TO BE DONE
Using the records below, give the number of lines where the word "this" appears, with no further output.

DATA FOR THE TASK
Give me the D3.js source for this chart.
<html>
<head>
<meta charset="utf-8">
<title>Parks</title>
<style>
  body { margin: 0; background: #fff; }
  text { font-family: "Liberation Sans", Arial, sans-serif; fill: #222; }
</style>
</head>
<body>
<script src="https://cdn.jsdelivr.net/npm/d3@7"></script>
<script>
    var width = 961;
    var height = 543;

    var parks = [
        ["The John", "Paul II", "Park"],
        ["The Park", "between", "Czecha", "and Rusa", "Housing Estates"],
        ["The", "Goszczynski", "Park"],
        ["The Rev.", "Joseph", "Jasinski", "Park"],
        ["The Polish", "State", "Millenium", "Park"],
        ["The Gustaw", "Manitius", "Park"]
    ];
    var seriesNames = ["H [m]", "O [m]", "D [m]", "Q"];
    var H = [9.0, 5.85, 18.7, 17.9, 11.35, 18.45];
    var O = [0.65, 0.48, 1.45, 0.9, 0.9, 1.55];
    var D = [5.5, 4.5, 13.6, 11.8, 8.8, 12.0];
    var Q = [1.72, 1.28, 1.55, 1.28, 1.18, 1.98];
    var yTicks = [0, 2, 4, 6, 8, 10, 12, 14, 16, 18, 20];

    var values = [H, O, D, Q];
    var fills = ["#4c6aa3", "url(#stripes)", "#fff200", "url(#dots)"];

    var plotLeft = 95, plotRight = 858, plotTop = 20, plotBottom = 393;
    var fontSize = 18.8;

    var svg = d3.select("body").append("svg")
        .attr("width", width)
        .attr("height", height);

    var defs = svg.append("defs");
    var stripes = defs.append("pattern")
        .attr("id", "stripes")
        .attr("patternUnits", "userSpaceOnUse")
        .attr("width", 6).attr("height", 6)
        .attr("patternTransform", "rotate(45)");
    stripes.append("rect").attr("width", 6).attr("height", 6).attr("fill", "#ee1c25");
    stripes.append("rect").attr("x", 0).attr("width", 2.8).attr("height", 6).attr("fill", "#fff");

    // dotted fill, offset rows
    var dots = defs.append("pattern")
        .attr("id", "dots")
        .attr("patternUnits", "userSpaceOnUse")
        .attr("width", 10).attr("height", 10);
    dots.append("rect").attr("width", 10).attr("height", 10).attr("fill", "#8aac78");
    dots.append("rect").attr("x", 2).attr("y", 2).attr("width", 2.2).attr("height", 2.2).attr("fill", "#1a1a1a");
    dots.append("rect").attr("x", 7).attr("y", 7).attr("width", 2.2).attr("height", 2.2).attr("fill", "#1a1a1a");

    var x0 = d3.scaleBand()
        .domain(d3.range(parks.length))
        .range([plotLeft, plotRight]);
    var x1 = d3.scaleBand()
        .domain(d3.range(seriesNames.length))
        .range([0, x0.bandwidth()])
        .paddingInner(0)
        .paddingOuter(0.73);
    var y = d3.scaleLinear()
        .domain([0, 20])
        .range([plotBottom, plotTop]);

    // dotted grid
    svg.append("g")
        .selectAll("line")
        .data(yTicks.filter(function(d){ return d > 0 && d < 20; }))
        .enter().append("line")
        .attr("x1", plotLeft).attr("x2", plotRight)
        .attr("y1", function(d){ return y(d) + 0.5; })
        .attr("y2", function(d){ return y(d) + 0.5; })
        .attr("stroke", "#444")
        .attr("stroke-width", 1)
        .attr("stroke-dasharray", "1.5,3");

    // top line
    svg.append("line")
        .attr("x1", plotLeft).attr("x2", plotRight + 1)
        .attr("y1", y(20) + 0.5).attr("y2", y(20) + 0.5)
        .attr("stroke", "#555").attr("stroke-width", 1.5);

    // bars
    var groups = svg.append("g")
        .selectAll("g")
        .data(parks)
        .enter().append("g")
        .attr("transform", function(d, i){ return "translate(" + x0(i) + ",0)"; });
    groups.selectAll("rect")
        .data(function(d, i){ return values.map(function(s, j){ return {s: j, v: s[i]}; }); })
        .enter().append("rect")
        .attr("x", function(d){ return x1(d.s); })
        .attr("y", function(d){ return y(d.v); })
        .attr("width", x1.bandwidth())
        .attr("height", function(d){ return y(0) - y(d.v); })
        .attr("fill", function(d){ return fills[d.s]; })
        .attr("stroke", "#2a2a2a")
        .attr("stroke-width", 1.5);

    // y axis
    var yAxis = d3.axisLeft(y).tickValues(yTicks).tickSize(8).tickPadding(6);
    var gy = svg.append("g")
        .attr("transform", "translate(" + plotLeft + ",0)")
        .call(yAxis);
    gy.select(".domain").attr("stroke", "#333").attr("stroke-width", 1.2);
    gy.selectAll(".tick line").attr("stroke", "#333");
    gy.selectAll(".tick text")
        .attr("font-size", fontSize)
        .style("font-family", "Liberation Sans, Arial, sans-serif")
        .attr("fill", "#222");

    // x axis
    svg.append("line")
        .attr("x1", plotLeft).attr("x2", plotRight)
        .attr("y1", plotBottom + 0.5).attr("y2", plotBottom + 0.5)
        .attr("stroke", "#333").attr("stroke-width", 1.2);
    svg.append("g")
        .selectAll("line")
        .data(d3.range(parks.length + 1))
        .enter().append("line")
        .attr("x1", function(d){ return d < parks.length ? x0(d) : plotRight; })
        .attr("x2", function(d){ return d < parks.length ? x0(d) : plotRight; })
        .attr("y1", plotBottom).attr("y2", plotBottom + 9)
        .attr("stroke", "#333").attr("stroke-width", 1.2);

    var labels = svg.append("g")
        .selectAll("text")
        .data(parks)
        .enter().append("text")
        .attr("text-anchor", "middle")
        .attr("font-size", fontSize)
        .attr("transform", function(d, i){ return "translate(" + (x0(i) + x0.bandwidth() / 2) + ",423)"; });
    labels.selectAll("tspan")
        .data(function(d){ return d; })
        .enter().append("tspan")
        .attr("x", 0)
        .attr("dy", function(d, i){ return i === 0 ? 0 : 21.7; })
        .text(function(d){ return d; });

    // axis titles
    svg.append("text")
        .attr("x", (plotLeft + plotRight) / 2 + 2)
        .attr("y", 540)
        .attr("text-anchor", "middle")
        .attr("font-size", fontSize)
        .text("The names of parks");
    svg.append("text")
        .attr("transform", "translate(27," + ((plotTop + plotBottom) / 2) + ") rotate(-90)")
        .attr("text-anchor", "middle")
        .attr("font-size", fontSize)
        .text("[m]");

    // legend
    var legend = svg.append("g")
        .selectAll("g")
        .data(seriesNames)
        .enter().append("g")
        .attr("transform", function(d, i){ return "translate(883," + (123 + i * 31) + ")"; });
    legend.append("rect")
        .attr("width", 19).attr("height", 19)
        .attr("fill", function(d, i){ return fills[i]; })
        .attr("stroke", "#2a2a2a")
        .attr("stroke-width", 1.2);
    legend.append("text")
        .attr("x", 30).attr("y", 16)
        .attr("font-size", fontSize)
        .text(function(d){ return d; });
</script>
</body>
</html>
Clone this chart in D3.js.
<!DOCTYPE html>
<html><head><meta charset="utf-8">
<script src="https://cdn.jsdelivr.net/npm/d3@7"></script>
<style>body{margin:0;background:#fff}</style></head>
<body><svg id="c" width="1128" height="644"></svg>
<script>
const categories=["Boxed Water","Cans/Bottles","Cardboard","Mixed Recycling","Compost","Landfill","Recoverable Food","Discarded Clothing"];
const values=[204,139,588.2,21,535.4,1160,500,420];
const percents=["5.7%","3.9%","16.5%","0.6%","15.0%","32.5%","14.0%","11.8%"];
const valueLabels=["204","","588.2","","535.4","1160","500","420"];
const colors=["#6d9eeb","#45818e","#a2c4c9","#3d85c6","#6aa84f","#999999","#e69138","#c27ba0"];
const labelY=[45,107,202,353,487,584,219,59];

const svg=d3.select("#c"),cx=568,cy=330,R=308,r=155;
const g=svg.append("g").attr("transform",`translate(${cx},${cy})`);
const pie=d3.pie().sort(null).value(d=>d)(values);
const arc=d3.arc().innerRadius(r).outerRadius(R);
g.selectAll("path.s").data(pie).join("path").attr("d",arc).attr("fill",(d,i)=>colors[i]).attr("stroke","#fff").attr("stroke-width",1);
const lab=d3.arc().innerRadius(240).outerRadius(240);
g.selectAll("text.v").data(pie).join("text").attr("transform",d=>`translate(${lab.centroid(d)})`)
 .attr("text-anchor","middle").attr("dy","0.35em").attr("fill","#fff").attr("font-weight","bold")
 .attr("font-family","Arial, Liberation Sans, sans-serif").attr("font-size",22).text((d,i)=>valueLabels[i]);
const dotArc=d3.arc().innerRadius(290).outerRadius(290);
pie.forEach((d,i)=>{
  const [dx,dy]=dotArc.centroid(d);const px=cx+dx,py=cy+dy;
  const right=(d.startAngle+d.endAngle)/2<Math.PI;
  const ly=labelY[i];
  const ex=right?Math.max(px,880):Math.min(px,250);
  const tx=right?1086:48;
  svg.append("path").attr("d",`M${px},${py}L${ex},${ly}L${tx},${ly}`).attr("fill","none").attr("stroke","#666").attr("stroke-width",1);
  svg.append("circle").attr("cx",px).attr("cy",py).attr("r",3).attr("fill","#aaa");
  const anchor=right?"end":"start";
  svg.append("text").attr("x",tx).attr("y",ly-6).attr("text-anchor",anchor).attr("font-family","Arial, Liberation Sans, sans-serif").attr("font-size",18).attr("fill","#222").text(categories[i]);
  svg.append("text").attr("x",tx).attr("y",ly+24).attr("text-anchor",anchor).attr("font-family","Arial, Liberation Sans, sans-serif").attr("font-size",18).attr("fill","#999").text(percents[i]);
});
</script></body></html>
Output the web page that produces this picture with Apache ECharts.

TASK RESULT
3